Los títulos académicos están bien, pero ya deberíamos haber aprendido que un título solo es condición necesaria y no suficiente para encontrar empleo, lo relevante es si lo que hemos aprendido es lo que buscan las empresas. Si entre ambos hay una brecha, tenemos un problema.

Y esa brecha existe: a pesar de tener el mismo nivel de cualificación, los jóvenes de hoy en día encontramos trabajo con más dificultad (el desempleo juvenil duplica el desempleo nacional), tenemos los salarios de entrada más bajos desde los años 90 y somos los más prescindibles, ya que  el 90 % de los empleos perdidos entre 2006 y 2013 eran contratos acumulados entre los jóvenes.

Existen tres razones que pueden explicar este fenómeno.
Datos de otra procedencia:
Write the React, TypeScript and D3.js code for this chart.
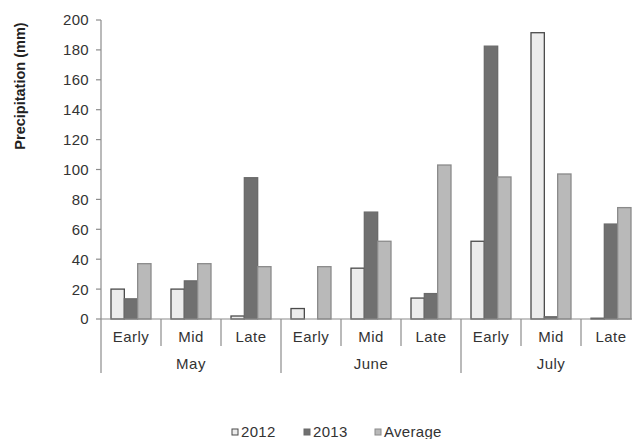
import React from "react";
import * as d3 from "d3";

const months = ["May", "June", "July"];
const periods = ["Early", "Mid", "Late"];
const seriesNames = ["2012", "2013", "Average"];
const values2012 = [20, 20, 2, 7, 34, 14, 52, 191.5, 0.5];
const values2013 = [13.5, 25.5, 94.5, 0, 71.5, 17, 182.5, 1.5, 63.5];
const valuesAvg = [37, 37, 35, 35, 52, 103, 95, 97, 74.5];
const yTicks = [0, 20, 40, 60, 80, 100, 120, 140, 160, 180, 200];

const fills = ["#ececec", "#707070", "#b9b9b9"];
const strokes = ["#4a4a4a", "#6a6a6a", "#8a8a8a"];

export default function App() {
  const W = 632, H = 439;
  const left = 101, right = 641, top = 20, bottom = 319;
  const cats = d3.range(9).map(String);
  const x = d3.scaleBand<string>().domain(cats).range([left, right]);
  const xs = d3.scaleBand<string>().domain(seriesNames).range([0, x.bandwidth()]).paddingOuter(0.75);
  const y = d3.scaleLinear().domain([0, 200]).range([bottom, top]);
  const series = [values2012, values2013, valuesAvg];
  const font = "'Liberation Sans', Arial, sans-serif";
  const axisColor = "#8c8c8c";
  const textColor = "#333";

  return (
    <svg width={W} height={H} style={{ position: "absolute", left: 0, top: 0, background: "#fff" }} fontFamily={font}>
      {/* y axis */}
      <line x1={left} x2={left} y1={top} y2={bottom} stroke={axisColor} strokeWidth={1.2} />
      {yTicks.map((t) => (
        <g key={t}>
          <line x1={left - 5} x2={left} y1={y(t)} y2={y(t)} stroke={axisColor} strokeWidth={1.2} />
          <text x={left - 12} y={y(t)} dy="0.36em" textAnchor="end" fontSize={15} letterSpacing={0.3} fill={textColor}>{t}</text>
        </g>
      ))}
      <text transform={`translate(25,86) rotate(-90)`} textAnchor="middle" fontSize={14.5} fontWeight="bold" fill="#222">Precipitation (mm)</text>

      {/* bars */}
      {series.map((vals, si) =>
        vals.map((v, i) => {
          const bx = (x(String(i)) as number) + (xs(seriesNames[si]) as number);
          return (
            <rect key={`${si}-${i}`} x={bx} y={y(v)} width={xs.bandwidth()} height={bottom - y(v)}
              fill={fills[si]} stroke={strokes[si]} strokeWidth={1.3} />
          );
        })
      )}

      {/* x axis */}
      <line x1={left} x2={right} y1={bottom} y2={bottom} stroke={axisColor} strokeWidth={1.2} />
      {cats.map((c, i) => {
        const x0 = x(c) as number;
        const isMonthStart = i % 3 === 0;
        return (
          <g key={c}>
            <line x1={x0} x2={x0} y1={bottom} y2={isMonthStart ? 373 : 346} stroke={axisColor} strokeWidth={1.2} />
            <text x={x0 + x.bandwidth() / 2} y={337} dy="0.36em" textAnchor="middle" fontSize={15} letterSpacing={0.5} fill={textColor}>{periods[i % 3]}</text>
          </g>
        );
      })}
      <line x1={right} x2={right} y1={bottom} y2={373} stroke={axisColor} strokeWidth={1.2} />
      {months.map((m, mi) => {
        const x0 = x(String(mi * 3)) as number;
        const x1 = (x(String(mi * 3 + 2)) as number) + x.bandwidth();
        return (
          <text key={m} x={(x0 + x1) / 2} y={364} dy="0.36em" textAnchor="middle" fontSize={15} letterSpacing={0.5} fill={textColor}>{m}</text>
        );
      })}

      {/* legend */}
      {seriesNames.map((s, si) => {
        const lx = [232, 304, 375][si];
        return (
          <g key={s}>
            <rect x={lx} y={429} width={6} height={6} fill={fills[si]} stroke={strokes[si]} strokeWidth={1} />
            <text x={lx + 9} y={432} dy="0.36em" fontSize={15} letterSpacing={0.3} fill={textColor}>{s}</text>
          </g>
        );
      })}
    </svg>
  );
}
La primera es que los empresarios no confíen en la calidad del sistema educativo (ya sea porque no está a la altura o por otras razones) y como resultado, ajustan a la baja el salario y la duración del contrato para minimizar los riesgos de equivocarse. La segunda razón es que, probablemente, los empresarios valoren por encima del título académico otras habilidades, como la experiencia, la puntualidad, trabajar en equipo o saber hablar en público, que no cultiva el sistema educativo. La tercera es que, aunque estemos cualificados, incluso en ocasiones sobre-cualificados, poco les importa a unas empresas que son demasiado pequeñas o improductivas (un problema que va más allá del sistema educativo).

Todas las opciones son malas pero todas se pueden arreglar. Es decir, las crisis son inevitables, pero las leyes, la cultura, las instituciones y los comportamientos sí que podemos cambiarlos, y cuanto antes lo hagamos, mayores serán las probabilidades de crear alternativas profesionales que no sean la emigración. ¿Cómo? Ligando educación y mercado de trabajo. Es decir, educando para trabajar, y no por negocio, por rutina o para salir bien en la foto. Nuestro sistema educativo debe reforzar la confianza y responsabilidad de todos. Se necesitan resultados precisos, transparentes y consensuados, con planes de estudio que ayuden a pensar (y no a memorizar) y que fortalezcan las habilidades necesarias para promover una transición al mercado laboral eficiente.

Uno puede pensar que la regulación del mercado de trabajo o el rediseño del sistema educativo son cosas de políticos y de catedráticos, pero quedarnos al margen tiene graves consecuencias para nosotros. Si seguimos dejando que los arreglos institucionales se sigan haciendo para impedir la competencia, no debería extrañarnos que acabemos siendo el segmento de la población más prescindible o vulnerable.

A poca gente le gusta asumir riesgos y competir. En España existe el miedo al fracaso, ya lo dice el refranero español: más vale malo conocido que bueno por conocer. Este modelo era el que teníamos cuando éramos una economía cerrada sin libertades políticas. Hoy ese modelo es inviable, y lo va a ser mucho más en el futuro. Aquí el que se conforma pierde. Por joven. Y por resignado.